Building babyGPTs: Youth Engaging in Data Practices and Ethical Considerations through the Construction of Generative Language Models
Luis Morales-Navarro, Daniel J. Noh, Yasmin B. Kafai
TL;DR
This study explores whether youth can plausibly design generative language models by documenting a case study in which three teenagers build a babyGPT using a small-scale dataset derived from Marvel scripts. It analyzes how they engage in AI/ML data practices—data collection, quality control, preparation, and evaluation—and confront ethical issues such as copyright and attribution.

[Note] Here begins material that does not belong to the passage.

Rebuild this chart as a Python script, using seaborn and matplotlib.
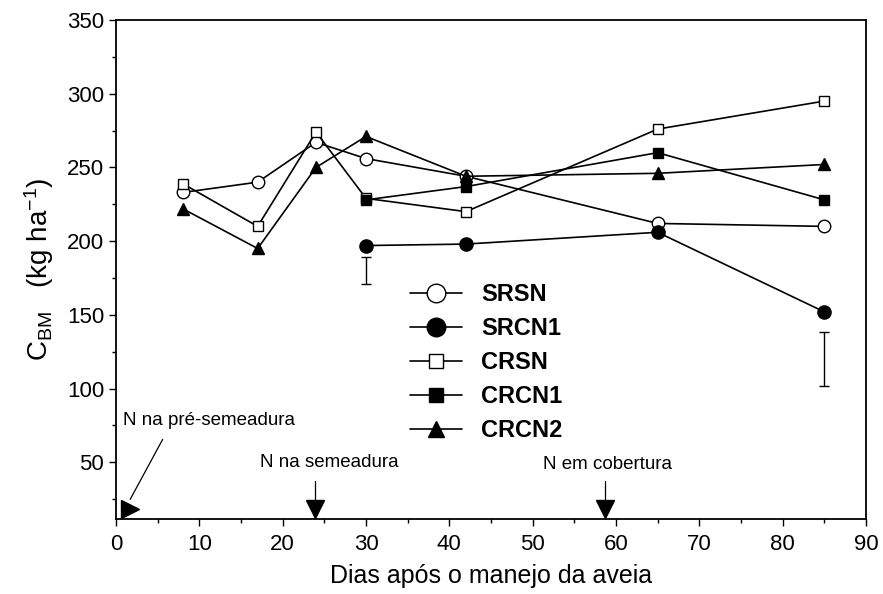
import numpy as np
import pandas as pd
import seaborn as sns
import matplotlib
matplotlib.use("Agg")
import matplotlib.pyplot as plt
from matplotlib.lines import Line2D

# dados
dias = [8, 17, 24, 30, 42, 65, 85]
srsn = [233, 240, 267, 256, 244, 212, 210]
srcn1 = [np.nan, np.nan, np.nan, 197, 198, 206, 152]
crsn = [239, 210, 274, 229, 220, 276, 295]
crcn1 = [np.nan, np.nan, np.nan, 228, 237, 260, 228]
crcn2 = [222, 195, 250, 271, 244, 246, 252]

# barras de DMS
dms_x = [30, 85]
dms_centro = [180, 120]
dms_meio = [9, 18.5]

tratamentos = ["SRSN", "SRCN1", "CRSN", "CRCN1", "CRCN2"]
df = pd.DataFrame({"dias": dias, "SRSN": srsn, "SRCN1": srcn1,
                   "CRSN": crsn, "CRCN1": crcn1, "CRCN2": crcn2})

sns.set_style("ticks")
plt.rcParams["font.family"] = ["Liberation Sans", "DejaVu Sans"]
plt.rcParams["mathtext.fontset"] = "custom"
plt.rcParams["mathtext.rm"] = "Liberation Sans"
plt.rcParams["mathtext.default"] = "regular"
for k in ["text.color", "axes.labelcolor", "xtick.color", "ytick.color", "axes.edgecolor"]:
    plt.rcParams[k] = "black"

# marcador, preenchimento, tamanho no grafico, tamanho na legenda
estilo = {
    "SRSN": ("o", "white", 9, 13.4),
    "SRCN1": ("o", "black", 9.5, 13.4),
    "CRSN": ("s", "white", 7.5, 9.6),
    "CRCN1": ("s", "black", 7.5, 9.6),
    "CRCN2": ("^", "black", 8.5, 11.5),
}

fig = plt.figure(figsize=(8.83, 5.94), dpi=100)
ax = fig.add_axes([116/883, 1-519/594, 750/883, 499/594])

for t in tratamentos:
    m, fc, ms, _ = estilo[t]
    sns.lineplot(data=df, x="dias", y=t, ax=ax, color="black", linewidth=1.2,
                 marker=m, markersize=ms, markerfacecolor=fc,
                 markeredgecolor="black", markeredgewidth=1, legend=False)

ax.errorbar(dms_x, dms_centro, yerr=dms_meio, fmt="none", ecolor="black",
            elinewidth=1, capsize=3.5, capthick=1)

# setas de aplicacao de N
ax.plot([5.6, 1.7], [65.5, 24.8], color="black", lw=0.9)
ax.plot([1.68], [18.0], marker=">", color="black", markersize=13, clip_on=False)
ax.text(0.84, 78.4, "N na pré-semeadura", fontsize=13.5, va="center", ha="left")

for xs, tx, ty, txt in [(23.9, 25.6, 50, "N na semeadura"),
                        (58.7, 59.0, 48.6, "N em cobertura")]:
    ax.plot([xs, xs], [37, 24.5], color="black", lw=0.9)
    ax.plot([xs], [18.6], marker="v", color="black", markersize=13, clip_on=False)
    ax.text(tx, ty, txt, fontsize=13.5, va="center", ha="center")

ax.set_xlim(0, 90)
ax.set_ylim(11.5, 350)
ax.set_xticks(np.arange(0, 91, 10))
ax.set_xticks(np.arange(0, 91, 5), minor=True)
ax.set_yticks(np.arange(50, 351, 50))
ax.set_yticks(np.arange(25, 351, 25), minor=True)
ax.tick_params(which="major", length=5, width=1, labelsize=16, pad=3.5, color="black")
ax.tick_params(axis="x", which="major", pad=6)
ax.tick_params(which="minor", length=3, width=1, color="black")
for s in ax.spines.values():
    s.set_linewidth(1.3)
    s.set_color("black")

ax.set_xlabel("Dias após o manejo da aveia", fontsize=18, labelpad=6)
ax.set_ylabel("C$_{BM}$   (kg ha$^{-1}$)", fontsize=20, labelpad=8)

handles = []
for t in tratamentos:
    m, fc, _, lms = estilo[t]
    handles.append(Line2D([], [], color="black", lw=1.2, marker=m, markersize=lms,
                          markerfacecolor=fc, markeredgecolor="black", markeredgewidth=1))
ax.legend(handles, tratamentos, loc="upper left", bbox_to_anchor=(0.392, 0.472),
          frameon=False, borderpad=0, borderaxespad=0, handlelength=2.2,
          handletextpad=0.8, labelspacing=0.46, prop={"weight": "bold", "size": 17})

fig.savefig("out.png", dpi=100)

The findings indicate that youth can actively participate in the construction and critique of GLMs, suggesting that construction-based approaches can enhance AI/ML literacies and warrant further development of accessible tools and curricula. The work contributes a feasible pathway for youth-led GLM design and outlines directions for deeper, iterative design experiences in K-12 settings.
Abstract
As generative language models (GLMs) have gained popularity, youth are increasingly using them in their everyday lives. As such, most research has centered on supporting youth as users of GLM-powered systems. However, we know little of how to engage youth in the design of these models. Building on the rich legacy of child-computer interaction research that positions youth as designers of computing systems, we explore how to support young people in designing GLMs. Through a case study of three teenagers (ages 14-15) building a babyGPT screenplay generator, we illustrate how the team developed a model while engaging in artificial intelligence/machine learning-relevant data practices and addressing ethical issues. This paper contributes a case study that demonstrates the feasibility of engaging youth in building GLMs.